International Amateur Radio Union (IARU) President Tim Ellam, VE6SH/G4HUA, has praised the value of the IARU’s participation over the years in International Telecommunication Union (ITU) International Radio Consultative Committee (CCIR) and ITU Radiocommunication Sector (ITU-R) study groups. CCIR was the forerunner to ITU-R. In an article, “The International Amateur Radio Union and CCIR/ITU–R” in the latest issue of ITU News Magazine (see page 55), Ellam said the IARU has been a “regular contributor” to the CCIR and ITU-R study groups and working parties on behalf of the world’s Amateur Radio community. This year marks the 90th anniversary of CCIR/ITU-R study groups; the IARU was first admitted to the work of CCIR in 1932.
“The relationship is mutually beneficial,” Ellam wrote. “The Amateur and Amateur-Satellite services offer…private citizens…the opportunity to intercommunicate and experiment with radio transmission to increase their personal knowledge and skills. Radio amateurs [provide] communications at no cost with their own equipment in the event of natural disasters. They share what they learn with one another and with the wider telecommunications community, in part through ITU–R Recommendations and Reports.”
ITU–R Study Group 5 and Working Party 5A (WP-5A) are home to both the Amateur and the Amateur-Satellite services. ITU-R Study Groups met this past week in the run-up to World Radiocommunication Conference 2019 (WRC-19). Working Group 5A1, chaired by Dale Hughes VK1DSH, is responsible for WRC-19 Agenda Item 1.1, which is looking into a 50-54-MHz band allocation in Region 1, harmonized with the allocations in Regions 2 and 3.
ITU-R Recommendation M.1732, “Characteristics of systems operating in the Amateur and Amateur-Satellite services for use in sharing studies,” was developed by and updated in WP-5A. “The IARU also participates, as appropriate, in other Working Parties of Study Group 5,” Ellam explained.
ITU–R also maintains the standard for International Morse code characters and operational provisions, Ellam pointed out. He noted that while radio amateurs experiment with advanced digital coding and signal processing techniques, they are also the world’s largest group of regular International Morse code users.
Ellam said unwanted emissions that lead to interference — sometimes called spectrum pollution — are of growing concern to radio amateurs. “The radio spectrum is an irreplaceable natural resource,” he said. “Unintended and unnecessary radio frequency emissions from poorly maintained electric power lines and poorly designed electronic devices and systems can cause interference that degrades the capacity of the radio spectrum to support communication.”
Ellam said that as new technologies such as wireless power transmission (WPT) are developed, it’s essential that the highest possible priority be given to developing and implementing standards to prevent radio spectrum pollution.
Ellam said an increasing number of short-mission, non-geostationary satellites are being proposed “for operation in the limited amateur-satellite allocations,” inconsistent with the objectives of the Amateur-Satellite Service.

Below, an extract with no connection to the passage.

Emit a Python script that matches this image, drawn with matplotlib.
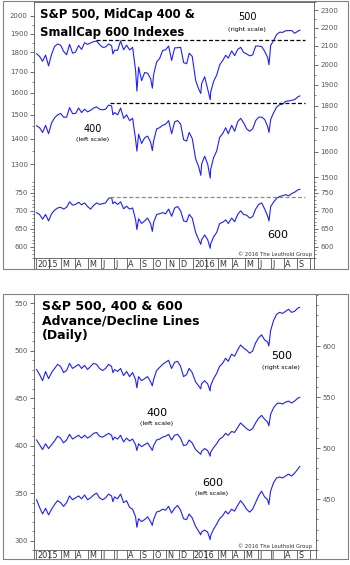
import matplotlib
matplotlib.use("Agg")
import matplotlib.pyplot as plt
import pandas as pd
from matplotlib.patches import Rectangle
from matplotlib.ticker import NullFormatter

W, H = 350, 565

DATES = [
    "2015-01-02", "2015-01-09", "2015-01-16", "2015-01-23", "2015-01-30",
    "2015-02-06", "2015-02-13", "2015-02-20", "2015-02-27",
    "2015-03-06", "2015-03-13", "2015-03-20", "2015-03-27",
    "2015-04-03", "2015-04-10", "2015-04-17", "2015-04-24",
    "2015-05-01", "2015-05-08", "2015-05-15", "2015-05-22", "2015-05-29",
    "2015-06-05", "2015-06-12", "2015-06-19", "2015-06-26", "2015-06-29",
    "2015-07-03", "2015-07-10", "2015-07-17", "2015-07-24", "2015-07-31",
    "2015-08-07", "2015-08-14", "2015-08-21", "2015-08-24", "2015-08-28",
    "2015-09-04", "2015-09-11", "2015-09-18", "2015-09-25", "2015-09-29",
    "2015-10-02", "2015-10-09", "2015-10-16", "2015-10-23", "2015-10-30",
    "2015-11-06", "2015-11-13", "2015-11-20", "2015-11-27",
    "2015-12-04", "2015-12-11", "2015-12-18", "2015-12-24", "2015-12-31",
    "2016-01-08", "2016-01-15", "2016-01-20", "2016-01-22", "2016-01-29",
    "2016-02-05", "2016-02-11", "2016-02-12", "2016-02-19", "2016-02-26",
    "2016-03-04", "2016-03-11", "2016-03-18", "2016-03-24",
    "2016-04-01", "2016-04-08", "2016-04-15", "2016-04-22", "2016-04-29",
    "2016-05-06", "2016-05-13", "2016-05-20", "2016-05-27",
    "2016-06-03", "2016-06-10", "2016-06-17", "2016-06-24", "2016-06-27",
    "2016-07-01", "2016-07-08", "2016-07-15", "2016-07-22", "2016-07-29",
    "2016-08-05", "2016-08-12", "2016-08-19", "2016-08-26",
    "2016-09-02", "2016-09-07",
]

# top panel: index levels
SPX = [
    2058, 2044, 2019, 2051, 1995,
    2055, 2097, 2110, 2104,
    2071, 2053, 2108, 2061,
    2067, 2102, 2081, 2117,
    2108, 2116, 2123, 2126, 2107,
    2092, 2094, 2110, 2101, 2057,
    2077, 2076, 2127, 2079, 2104,
    2078, 2092, 1971, 1870, 1989,
    1921, 1961, 1958, 1931, 1884,
    1951, 2015, 2033, 2075, 2079,
    2099, 2023, 2089, 2090,
    2092, 2012, 2006, 2061, 2044,
    1922, 1880, 1859, 1907, 1940,
    1880, 1829, 1865, 1918, 1948,
    2000, 2022, 2050, 2035,
    2073, 2048, 2081, 2092, 2065,
    2057, 2047, 2052, 2099,
    2099, 2096, 2071, 2037, 2001,
    2103, 2130, 2162, 2175, 2174,
    2183, 2184, 2184, 2169,
    2180, 2186,
]
MID = [
    1453, 1445, 1425, 1455, 1420,
    1465, 1487, 1500, 1506,
    1490, 1490, 1532, 1505,
    1506, 1530, 1510, 1525,
    1513, 1520, 1530, 1535, 1525,
    1522, 1525, 1543, 1540, 1500,
    1510, 1500, 1530, 1485, 1500,
    1475, 1485, 1395, 1350, 1418,
    1380, 1403, 1410, 1385, 1352,
    1390, 1440, 1445, 1455, 1460,
    1475, 1420, 1470, 1475,
    1460, 1395, 1390, 1425, 1400,
    1320, 1290, 1258, 1300, 1330,
    1300, 1248, 1280, 1325, 1350,
    1405, 1420, 1445, 1420,
    1455, 1430, 1470, 1485, 1465,
    1440, 1430, 1440, 1475,
    1490, 1490, 1480, 1450, 1425,
    1480, 1510, 1535, 1545, 1548,
    1560, 1562, 1565, 1568,
    1580, 1585,
]
SML = [
    695, 690, 677, 690, 672,
    692, 702, 708, 710,
    705, 710, 725, 716,
    718, 724, 717, 722,
    712, 705, 715, 722, 718,
    720, 722, 735, 737, 720,
    725, 718, 725, 706, 713,
    705, 708, 675, 648, 678,
    665, 672, 680, 664, 643,
    668, 690, 692, 695, 692,
    705, 685, 708, 712,
    700, 672, 670, 690, 680,
    640, 620, 607, 620, 633,
    620, 596, 608, 628, 640,
    665, 668, 675, 665,
    680, 670, 690, 700, 690,
    688, 680, 684, 705,
    718, 722, 705, 685, 672,
    712, 725, 735, 740, 742,
    745, 742, 748, 752,
    758, 760,
]

# bottom panel: advance/decline lines
AD_500 = [
    577, 572, 566, 575, 568,
    574, 578, 582, 580,
    574, 576, 583, 578,
    580, 582, 578, 581,
    577, 580, 583, 582, 578,
    576, 578, 582, 580, 574,
    577, 575, 578, 571, 575,
    570, 574, 567, 559, 570,
    566, 568, 570, 565, 561,
    567, 576, 579, 582, 584,
    586, 578, 584, 585,
    580, 570, 572, 578, 574,
    565, 561, 558, 563, 566,
    563, 556, 561, 568, 573,
    580, 583, 588, 585,
    592, 590, 596, 601, 598,
    596, 593, 595, 603,
    608, 611, 606, 604, 600,
    615, 625, 631, 633, 632,
    634, 636, 633, 634,
    637, 638,
]
AD_400 = [
    406, 401, 396, 402, 397,
    401, 405, 410, 408,
    403, 406, 412, 407,
    409, 411, 408, 411,
    408, 410, 413, 414, 410,
    409, 411, 413, 411, 406,
    409, 407, 411, 404, 408,
    405, 407, 401, 395, 402,
    399, 401, 403, 398, 395,
    400, 406, 407, 409, 410,
    412, 406, 411, 412,
    408, 400, 401, 406, 403,
    396, 393, 391, 394, 397,
    395, 389, 393, 398, 402,
    407, 409, 413, 411,
    415, 414, 419, 424, 421,
    418, 416, 418, 424,
    429, 432, 428, 425, 421,
    433, 440, 444, 445, 444,
    446, 447, 445, 447,
    450, 451,
]
AD_600 = [
    343, 335, 328, 334, 327,
    333, 338, 342, 340,
    336, 340, 347, 343,
    345, 347, 344, 348,
    343, 345, 348, 350, 345,
    343, 345, 349, 347, 341,
    346, 344, 349, 340, 342,
    335, 333, 325, 314, 323,
    320, 322, 325, 320, 316,
    322, 330, 331, 333, 332,
    336, 329, 334, 337,
    332, 323, 322, 328, 324,
    315, 310, 306, 309, 311,
    309, 301, 305, 312, 317,
    323, 326, 331, 328,
    333, 331, 337, 342, 338,
    333, 330, 333, 340,
    347, 352, 346, 343, 338,
    352, 361, 366, 367, 366,
    368, 370, 368, 371,
    375, 378,
]

# prior highs marked with dashed lines
SPX_HIGH, SPX_HIGH_DATE = 2131, "2015-05-21"
MID_HIGH, MID_HIGH_DATE = 1553, "2015-06-23"
SML_HIGH, SML_HIGH_DATE = 739, "2015-06-23"
HIGH_END_DATE = "2016-09-18"

MONTH_LABELS = ["2015", "", "M", "A", "M", "J", "J", "A", "S", "O", "N", "D",
                "2016", "", "M", "A", "M", "J", "J", "A", "S", ""]

LINE = "#1e1eff"
GREY = "#555555"
FONT = "DejaVu Sans"


def px_axes(fig, left, top, right, bottom):
    return fig.add_axes([left / W, 1 - bottom / H, (right - left) / W, (bottom - top) / H])


def ptext(fig, x, y, s, **kw):
    return fig.text(x / W, 1 - y / H, s, **kw)


def style_y(ax, major, minor, side):
    ax.set_yticks(major)
    ax.set_yticklabels([str(v) for v in major])
    ax.set_yticks(minor, minor=True)
    ax.yaxis.set_minor_formatter(NullFormatter())
    ax.tick_params(axis="y", which="major", direction="out", length=3, width=0.6,
                   color=GREY, labelsize=5, labelcolor=GREY, pad=1.5)
    ax.tick_params(axis="y", which="minor", direction="out", length=1.5, width=0.5, color=GREY)
    if side == "both":
        ax.yaxis.set_ticks_position("both")
        ax.tick_params(axis="y", which="both", left=True, right=True, labelleft=True, labelright=True)


def month_strip(fig, left, top, right, bottom, xlim):
    ax = px_axes(fig, left, top, right, bottom)
    ax.set_xlim(xlim)
    ax.set_ylim(0, 1)
    ax.set_xticks([])
    ax.set_yticks([])
    for spine in ax.spines.values():
        spine.set_color(GREY)
        spine.set_linewidth(0.6)
    starts = pd.date_range("2015-01-01", periods=len(MONTH_LABELS), freq="MS")
    for start, label in zip(starts, MONTH_LABELS):
        ax.axvline(start, color=GREY, lw=0.6)
        if label:
            ax.text(start + pd.Timedelta(days=3), 0.42, label, ha="left", va="center",
                    fontsize=5.9, color="#333333", family=FONT)
    return ax


def hide_spines(ax):
    for spine in ax.spines.values():
        spine.set_visible(False)


def main():
    dates = pd.to_datetime(DATES)
    fig = plt.figure(figsize=(W / 100, H / 100), dpi=100)

    # ---- top panel: index levels
    xlim_top = (pd.Timestamp("2014-12-27"), pd.Timestamp("2016-10-10"))
    ax400 = px_axes(fig, 34, 2, 314, 258)
    ax400.set_yscale("log")
    ax400.set_ylim(989, 2083)
    ax400.set_xlim(xlim_top)
    ax400.set_xticks([])
    ax400.set_facecolor("none")
    for spine in ax400.spines.values():
        spine.set_color(GREY)
        spine.set_linewidth(0.6)
    style_y(ax400, list(range(1300, 2001, 100)), list(range(1350, 2001, 50)), "left")

    ax500 = ax400.twinx()
    ax500.set_yscale("log")
    ax500.set_ylim(1219, 2348)
    hide_spines(ax500)
    style_y(ax500, list(range(1500, 2301, 100)), list(range(1450, 2351, 50)), "right")

    ax600 = ax400.twinx()
    ax600.set_ylim(569, 1280.6)
    hide_spines(ax600)
    style_y(ax600, [600, 650, 700, 750], list(range(570, 781, 10)), "both")

    ax500.plot(dates, SPX, color=LINE, lw=0.8)
    ax400.plot(dates, MID, color=LINE, lw=0.8)
    ax600.plot(dates, SML, color=LINE, lw=0.8)

    dash = (0, (3.2, 1.8))
    ax500.plot(pd.to_datetime([SPX_HIGH_DATE, HIGH_END_DATE]), [SPX_HIGH, SPX_HIGH],
               color="black", lw=0.9, ls=dash)
    ax400.plot(pd.to_datetime([MID_HIGH_DATE, HIGH_END_DATE]), [MID_HIGH, MID_HIGH],
               color="black", lw=0.9, ls=dash)
    ax600.plot(pd.to_datetime([SML_HIGH_DATE, HIGH_END_DATE]), [SML_HIGH, SML_HIGH],
               color="#8c8c8c", lw=0.9, ls=dash)
    ax400.set_xlim(xlim_top)

    month_strip(fig, 34, 258, 314, 269, xlim_top)
    fig.add_artist(Rectangle((2.5 / W, 1 - 269 / H), 345 / W, 267.5 / H, transform=fig.transFigure,
                             fill=False, edgecolor="#808080", lw=0.8))

    ptext(fig, 40, 18, "S&P 500, MidCap 400 &", fontsize=8.4, fontweight="bold", family=FONT)
    ptext(fig, 40, 36, "SmallCap 600 Indexes", fontsize=8.4, fontweight="bold", family=FONT)
    ptext(fig, 247.5, 17, "500", fontsize=7, ha="center", va="center", family=FONT)
    ptext(fig, 246.5, 30, "(right scale)", fontsize=4.5, ha="center", va="center", family=FONT)
    ptext(fig, 93, 129.5, "400", fontsize=7, ha="center", va="center", family=FONT)
    ptext(fig, 93, 139, "(left scale)", fontsize=4.5, ha="center", va="center", family=FONT)
    ptext(fig, 278, 234.5, "600", fontsize=8, ha="center", va="center", family=FONT)
    ptext(fig, 312, 254, "\u00a9 2016 The Leuthold Group", fontsize=3.8, ha="right", va="center",
          family=FONT, color="#333333")

    # ---- bottom panel: advance/decline lines
    xlim_bot = (pd.Timestamp("2014-12-27"), pd.Timestamp("2016-10-15"))
    axl = px_axes(fig, 34, 294, 316, 550)
    axl.set_ylim(290.5, 559.5)
    axl.set_xlim(xlim_bot)
    axl.set_xticks([])
    axl.set_facecolor("none")
    for spine in axl.spines.values():
        spine.set_color(GREY)
        spine.set_linewidth(0.6)
    style_y(axl, [300, 350, 400, 450, 500, 550], list(range(290, 561, 10)), "left")

    axr = axl.twinx()
    axr.set_ylim(400, 651)
    hide_spines(axr)
    style_y(axr, [450, 500, 550, 600], list(range(400, 651, 10)), "right")

    axr.plot(dates, AD_500, color=LINE, lw=0.8)
    axl.plot(dates, AD_400, color=LINE, lw=0.8)
    axl.plot(dates, AD_600, color=LINE, lw=0.8)
    axl.set_xlim(xlim_bot)

    month_strip(fig, 34, 550, 316, 559, xlim_bot)
    fig.add_artist(Rectangle((2.5 / W, 1 - 559 / H), 345 / W, 265 / H, transform=fig.transFigure,
                             fill=False, edgecolor="#808080", lw=0.8))

    ptext(fig, 42, 310, "S&P 500, 400 & 600", fontsize=9, fontweight="bold", family=FONT)
    ptext(fig, 42, 324.5, "Advance/Decline Lines", fontsize=9, fontweight="bold", family=FONT)
    ptext(fig, 42, 339, "(Daily)", fontsize=9, fontweight="bold", family=FONT)
    ptext(fig, 282, 356, "500", fontsize=8, ha="center", va="center", family=FONT)
    ptext(fig, 281, 367, "(right scale)", fontsize=4.5, ha="center", va="center", family=FONT)
    ptext(fig, 157, 412.5, "400", fontsize=8, ha="center", va="center", family=FONT)
    ptext(fig, 157, 423.5, "(left scale)", fontsize=4.5, ha="center", va="center", family=FONT)
    ptext(fig, 212.5, 482.5, "600", fontsize=8, ha="center", va="center", family=FONT)
    ptext(fig, 212, 493, "(left scale)", fontsize=4.5, ha="center", va="center", family=FONT)
    ptext(fig, 312, 546, "\u00a9 2016 The Leuthold Group", fontsize=3.8, ha="right", va="center",
          family=FONT, color="#333333")

    fig.savefig("out.png", dpi=100)
    plt.close(fig)


if __name__ == "__main__":
    main()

He said the IARU appreciates efforts within ITU-R working parties “to identify more suitable spectrum for telemetry, tracking, and command of these satellites” at WRC‑19.
“The IARU congratulates the ITU–R Study Groups for continuing to build on the magnificent record of the CCIR in furthering the advancement of radiocommunication,” Ellam concluded.
Ellam is an invited panelist at the 90th anniversary celebration of the CCIR/ITU-R Study Groups on November 21 in Geneva.